Déconstruire, démanteler, décomposer la parole occidentale : retour sur le travail de sape qu’opère le marginal le plus célèbre de la philosophie contemporaine.
—Par Stéphane Floccari, philosophe—
Derrida. Un démantèlement de l’Occident, de Jean-Clet Martin. Éditions Max Milo, 2014, 322 pages, 19,90 euros. En parcourant ce livre privé de centre, on se dit que son auteur a su se tenir sans trébucher sur l’étroite crête qui sépare tout en les reliant dans la langue derridienne le risque et la chance. Jean-Clet Martin, remarqué aussi bien pour ses deux ouvrages consacrés, à vingt ans d’intervalle, à Gilles Deleuze (1) que pour son bel Ossuaires (2), a en effet réussi la gageure de composer un ouvrage éminemment derridien sur le plus grand pourfendeur du logocentrisme, à la fois ami et ennemi de l’écriture selon une tradition qui remonte à Platon.

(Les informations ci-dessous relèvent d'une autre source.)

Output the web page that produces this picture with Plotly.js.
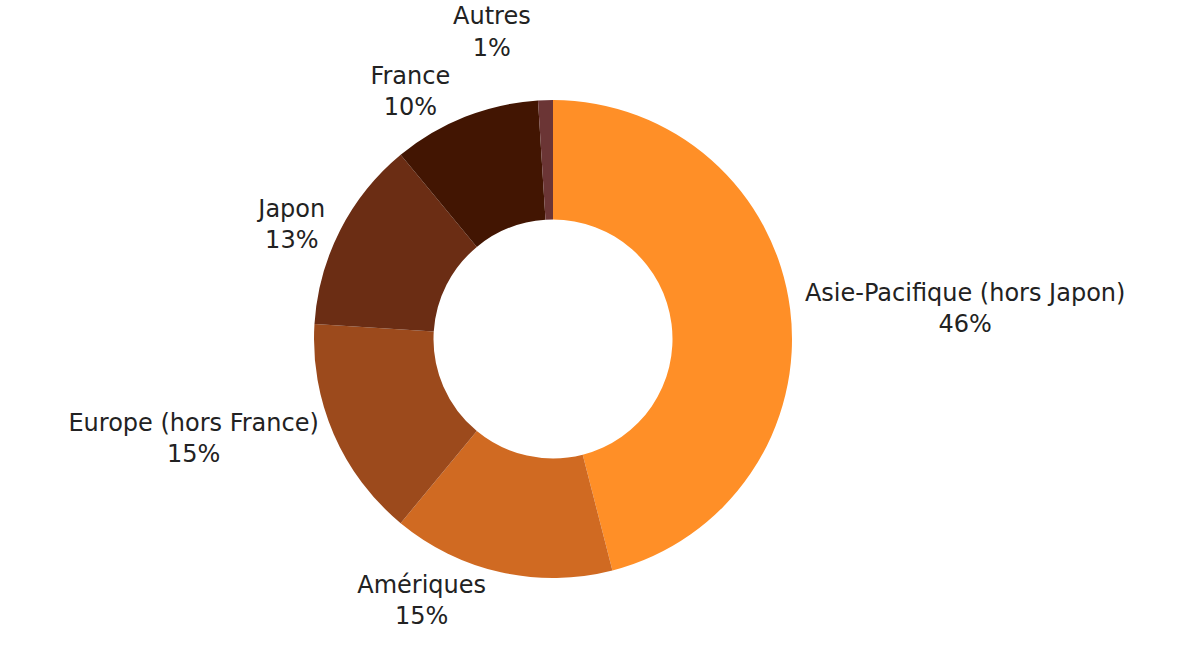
<!DOCTYPE html>
<html>
<head>
<meta charset="utf-8">
<script src="https://cdn.plot.ly/plotly-3.0.1.min.js"></script>
<style>html,body{margin:0;padding:0;background:#fff;}#chart{width:1204px;height:657px;}path.textline{display:none;}</style>
</head>
<body>
<div id="chart"></div>
<script>
const categories = ["Asie-Pacifique (hors Japon)", "Amériques", "Europe (hors France)", "Japon", "France", "Autres"];
const values = [46, 15, 15, 13, 10, 1];
const colors = ["#FF8F27", "#D06A22", "#9C4A1C", "#6B2D14", "#421502", "#6B3535"];

const trace = {
  type: "pie",
  labels: categories,
  values: values,
  hole: 0.5,
  sort: false,
  direction: "clockwise",
  rotation: 0,
  marker: {colors: colors, line: {width: 0}},
  textinfo: "label+percent",
  texttemplate: "%{label}<br>%{percent:.0%}",
  textposition: "outside",
  outsidetextfont: {family: "DejaVu Sans", size: 24, color: "#222222"},
  domain: {x: [314/1204, 792/1204], y: [79/657, 557/657]},
  hoverinfo: "label+percent"
};

const layout = {
  width: 1204,
  height: 657,
  margin: {l: 0, r: 0, t: 0, b: 0},
  showlegend: false,
  paper_bgcolor: "#ffffff",
  font: {family: "DejaVu Sans", size: 24, color: "#222222"}
};

Plotly.newPlot("chart", [trace], layout, {displayModeBar: false, staticPlot: true});
</script>
</body>
</html>
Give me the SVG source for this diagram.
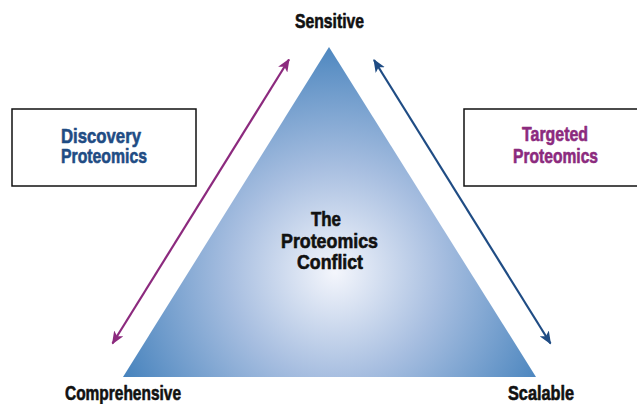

Ce livre constitue l’une des premières sommes philosophiques de langue française sur une œuvre dont l’étendue intellectuelle intimide et qui déjoue par avance toute logique de la trace. Loin d’être un chemin qui ne mène nulle part, à la manière de l’Holzweg heideggérien, le travail entrepris par Jacques Derrida (1930-2004) est de ceux qui exposent à tous les dehors et qui contraignent à aimer les lointains, à préférer les ailleurs à toutes les certitudes gravées dans le marbre de la présence, toujours suspecte.